On the first anniversary of the kidnapping of Guardian journalist Rory Carroll in Iraq, the paper's foreign editor, Harriet Sherwood, has admitted that it is an "absolute dereliction of duty" that The Guardian has no full-time correspondent in the country.
Carroll (pictured) was snatched by a 15-man armed gang after he left a private home in Sadr City in October last year.
Sherwood said: "Since a year ago when Rory was kidnapped, we have been back to Baghdad, but we haven't had someone there full-time.
"I think that is an absolute dereliction of our duty as a progressive liberal newspaper to report on what is undoubtedly the most important story in the world."
Carroll was taken by followers of radical Shia cleric Moqtada al-Sadr, apparently in an attempt to negotiate the release of jailed Shia militiamen.
Sherwood described the 36 hours that Carroll was held as "the worst experience of my life" and added that from the perspective of "the bosses back home", Carroll's kidnap had "absolutely fundamentally changed how we report from conflict zones".
Sherwood said that, despite the fact that The Guardian was a large news organisation, editors and management felt they had little control over the events surrounding Carroll's release.
She said: "There was a lot of support from the British Government, but I remember at the worst moment getting a call from a security operative in Baghdad who said: ‘We've identified the house where Rory is being held.
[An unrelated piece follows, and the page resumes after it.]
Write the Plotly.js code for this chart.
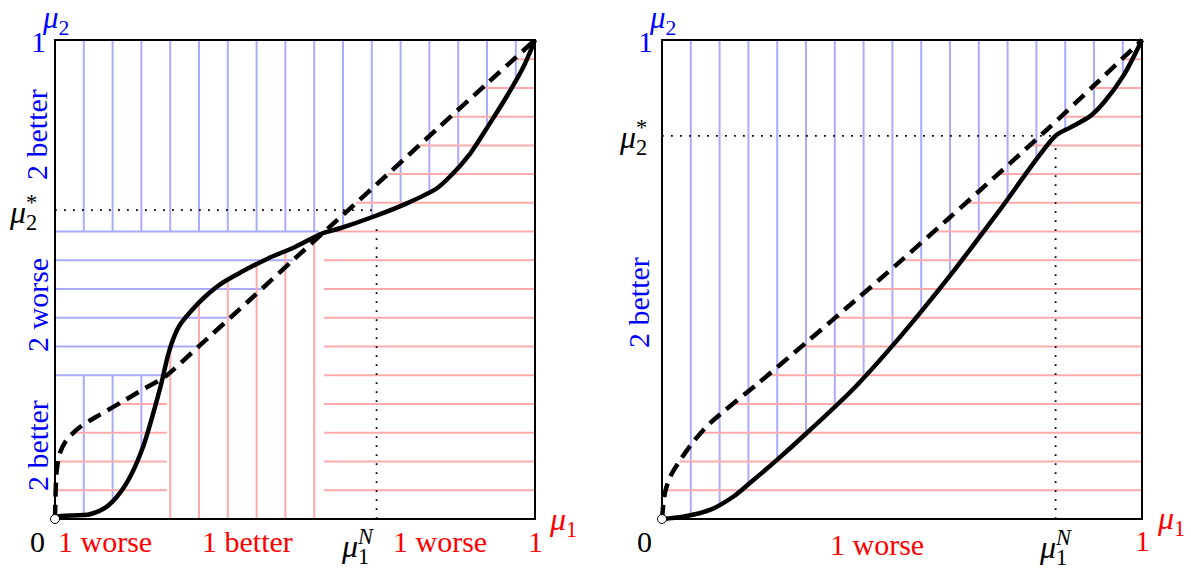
<!DOCTYPE html>
<html>
<head>
<meta charset="utf-8">
<script src="https://cdn.plot.ly/plotly-3.0.1.min.js"></script>
<style>body{margin:0;background:#fff}#plot{width:1191px;height:571px}</style>
</head>
<body>
<div id="plot"></div>
<script>
// grid levels used for both mu1 (vertical lines) and mu2 (horizontal lines)
var grid = [0.06, 0.12, 0.18, 0.24, 0.30, 0.36, 0.42, 0.48, 0.54, 0.60, 0.66, 0.72, 0.78, 0.84, 0.90, 0.96];

// left panel, solid curve
var leftSolidX = [0, 0.0035, 0.073, 0.108, 0.135, 0.16, 0.185, 0.205, 0.222, 0.235, 0.246, 0.26, 0.285, 0.3125, 0.347, 0.389, 0.444, 0.50, 0.556, 0.594, 0.663, 0.733, 0.795, 0.823, 0.865, 0.906, 0.941, 0.976, 1];
var leftSolidY = [0, 0.005, 0.010, 0.026, 0.054, 0.095, 0.155, 0.222, 0.285, 0.340, 0.375, 0.405, 0.436, 0.464, 0.492, 0.516, 0.544, 0.568, 0.596, 0.607, 0.631, 0.659, 0.690, 0.715, 0.763, 0.826, 0.882, 0.944, 1];
// left panel, dashed curve
var leftDashX = [0, 0.0035, 0.010, 0.024, 0.052, 0.094, 0.142, 0.184, 0.229, 0.30, 0.40, 0.50, 0.60, 0.70, 0.80, 0.90, 1];
var leftDashY = [0, 0.100, 0.137, 0.165, 0.192, 0.218, 0.246, 0.271, 0.297, 0.361, 0.452, 0.544, 0.635, 0.726, 0.818, 0.909, 1];
// left panel region borders (where the curves cross) and reference levels
var leftLowCross = 0.233;
var leftHighCross = 0.55;
var leftRightStart = 0.56;
var leftBandLow = 0.30;
var leftBandHigh = 0.60;
var leftStar = 0.645;
var leftNash = 0.67;

// right panel, solid curve
var rightSolidX = [0, 0.044, 0.10, 0.149, 0.183, 0.239, 0.30, 0.40, 0.50, 0.60, 0.70, 0.82, 0.85, 0.892, 0.92, 0.961, 1];
var rightSolidY = [0, 0.005, 0.019, 0.047, 0.075, 0.123, 0.178, 0.273, 0.385, 0.508, 0.640, 0.80, 0.817, 0.841, 0.869, 0.925, 1];
// right panel, dashed curve
var rightDashX = [0, 0.006, 0.017, 0.038, 0.066, 0.10, 0.20, 0.30, 0.40, 0.50, 0.60, 0.70, 0.80, 0.90, 1];
var rightDashY = [0, 0.054, 0.088, 0.123, 0.162, 0.20, 0.283, 0.368, 0.454, 0.541, 0.630, 0.720, 0.811, 0.905, 1];
var rightStar = 0.80;
var rightNash = 0.82;

var blue = 'rgb(170,170,255)';
var red = 'rgb(255,170,170)';

function interp(xs, ys, v) {
  for (var i = 1; i < xs.length; i++) {
    if (v <= xs[i]) {
      var t = (v - xs[i - 1]) / (xs[i] - xs[i - 1]);
      return ys[i - 1] + t * (ys[i] - ys[i - 1]);
    }
  }
  return ys[ys.length - 1];
}
function segs() { return {x: [], y: []}; }
function addV(s, x, y0, y1) { s.x.push(x, x, null); s.y.push(y0, y1, null); }
function addH(s, y, x0, x1) { s.x.push(x0, x1, null); s.y.push(y, y, null); }
function near(a, b) { return Math.abs(a - b) < 1e-6; }

// left panel grid pieces
var lBlue = segs(), lRed = segs();
grid.forEach(function (g) {
  // vertical lines at mu1 = g
  if (g < leftLowCross) {
    addV(lBlue, g, interp(leftSolidX, leftSolidY, g), leftBandLow);
    addV(lBlue, g, leftBandHigh, 1);
  } else if (g < leftRightStart) {
    addV(lBlue, g, leftBandHigh, 1);
    addV(lRed, g, 0, interp(leftSolidX, leftSolidY, g));
  } else addV(lBlue, g, interp(leftSolidX, leftSolidY, g), 1);
  // horizontal lines at mu2 = g
  if (g < leftBandLow - 1e-6) addH(lRed, g, interp(leftDashY, leftDashX, g), leftLowCross);
  if (near(g, leftBandLow)) addH(lBlue, g, 0, leftLowCross);
  if (g > leftBandLow + 1e-6 && g < leftBandHigh - 1e-6) addH(lBlue, g, 0, interp(leftDashY, leftDashX, g));
  if (near(g, leftBandHigh)) addH(lBlue, g, 0, leftHighCross);
  if (g < leftBandHigh + 1e-6) addH(lRed, g, leftRightStart, 1);
  else addH(lRed, g, interp(leftDashY, leftDashX, g), 1);
});

// right panel grid pieces
var rBlue = segs(), rRed = segs();
grid.forEach(function (g) {
  addV(rBlue, g, interp(rightSolidX, rightSolidY, g), 1);
  addH(rRed, g, interp(rightDashY, rightDashX, g), 1);
});

function line(s, color, width, dash, xa, ya, shape) {
  return {x: s.x, y: s.y, xaxis: xa, yaxis: ya, mode: 'lines', hoverinfo: 'skip',
    line: {color: color, width: width, dash: dash || 'solid', shape: shape || 'linear', smoothing: 0.8},
    connectgaps: false, showlegend: false};
}

var box = {x: [0, 1, 1, 0, 0], y: [0, 0, 1, 1, 0]};
var data = [];
[['x', 'y', lBlue, lRed, leftSolidX, leftSolidY, leftDashX, leftDashY, leftStar, leftNash, 0.66, 0.614],
 ['x2', 'y2', rBlue, rRed, rightSolidX, rightSolidY, rightDashX, rightDashY, rightStar, rightNash, 0.819, 0.78]].forEach(function (p) {
  var xa = p[0], ya = p[1];
  data.push(line(p[2], blue, 2, null, xa, ya));
  data.push(line(p[3], red, 2, null, xa, ya));
  var dots = segs();
  addH(dots, p[8], 0, p[10]);
  addV(dots, p[9], 0, p[11]);
  data.push(line(dots, 'black', 1.8, '1.8px,7.2px', xa, ya));
  data.push(line(box, 'black', 2, null, xa, ya));
  data.push(line({x: p[4], y: p[5]}, 'black', 4.5, null, xa, ya, 'spline'));
  data.push(line({x: p[6], y: p[7]}, 'black', 4.5, '14px,8px', xa, ya, 'spline'));
  data.push({x: [0], y: [0], xaxis: xa, yaxis: ya, mode: 'markers', hoverinfo: 'skip', showlegend: false, cliponaxis: false,
    marker: {size: 9, color: 'white', line: {color: 'black', width: 1}}});
});

var W = 1191, H = 571;
var serif = 'Liberation Serif, Times New Roman, serif';
function lab(text, px, py, color, size, angle) {
  return {text: text, x: px / W, y: 1 - py / H, xref: 'paper', yref: 'paper', showarrow: false,
    xanchor: 'center', yanchor: 'middle', textangle: angle || 0,
    font: {family: serif, size: size || 30, color: color}};
}
// mu with a subscript and a superscript stacked over it
function stack(sub, sup) {
  return '<i>μ</i><sub><span style="letter-spacing:-0.5em">' + sub + '</span></sub><sup>' + sup + '</sup>';
}
var annotations = [
  // left panel
  lab('<i>μ</i><sub>2</sub>', 55, 20, 'blue', 31),
  lab('1', 38, 41, 'blue'),
  lab('2 better', 37, 135, 'blue', 30, -90),
  lab(stack('2', '*'), 23, 210, 'black', 32),
  lab('2 worse', 37, 305, 'blue', 30, -90),
  lab('2 better', 37, 446, 'blue', 30, -90),
  lab('0', 37, 541, 'black'),
  lab('1 worse', 105, 541, 'red'),
  lab('1 better', 248, 541, 'red'),
  lab(stack('1', '<i>N</i>'), 357, 544, 'black', 32),
  lab('1 worse', 440, 541, 'red'),
  lab('1', 535, 541, 'red'),
  lab('<i>μ</i><sub>1</sub>', 563, 521, 'red', 32),
  // right panel
  lab('<i>μ</i><sub>2</sub>', 662, 20, 'blue', 31),
  lab('1', 645, 41, 'blue'),
  lab(stack('2', '*'), 633, 135, 'black', 32),
  lab('2 better', 638, 303, 'blue', 30, -90),
  lab('0', 644, 541, 'black'),
  lab('1 worse', 877, 544, 'red'),
  lab(stack('1', '<i>N</i>'), 1055, 545, 'black', 32),
  lab('1', 1142, 540, 'red'),
  lab('<i>μ</i><sub>1</sub>', 1171, 520, 'red', 32)
];

// axes: 0..1 maps to the square panels, a little padding so edge lines are not clipped
function ax(p0, p1, total, flip) {
  var pad = 0.02 * (p1 - p0);
  var a = (p0 - pad) / total, b = (p1 + pad) / total;
  if (flip) { var t = a; a = 1 - (p1 + pad) / total; b = 1 - t; }
  return {domain: [a, b], range: [-0.02, 1.02], visible: false, fixedrange: true};
}

var layout = {
  width: W, height: H, autosize: false,
  margin: {l: 0, r: 0, t: 0, b: 0},
  paper_bgcolor: 'white', plot_bgcolor: 'white',
  xaxis: ax(55, 535, W),
  yaxis: ax(40, 519, H, true),
  xaxis2: ax(662, 1142, W),
  yaxis2: ax(40, 519, H, true),
  annotations: annotations,
  showlegend: false
};

Plotly.newPlot('plot', data, layout, {displayModeBar: false, staticPlot: true});
</script>
</body>
</html>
We're going to storm it.'
"I was saying: ‘Whoa, don't do this, because we don't want there to be a big gun battle, because Rory will certainly get killed.' We just didn't have control over this, that was way above our level, it was being decided at Government level."
Sherwood said that it was important to reflect on how the situation had affected the way in which media organisations report from conflict zones.
She said: "I don't think any story is worth a journalist getting killed, and to get the balance right between the safety and the security of our correspondents and our obligation, duty and responsibility to report is really difficult."
According to Sherwood, while Iraq is most present in journalists' minds because it poses the biggest dangers, there are many other areas where the risk involved in reporting jeopardises the flow of information.
She said: "I was in Israel a couple of weeks ago and I was quite shocked by the number of people who said Gaza is no longer a safe place to report from. If we can't report from Gaza any more, that is yet another story that isn't going to be told."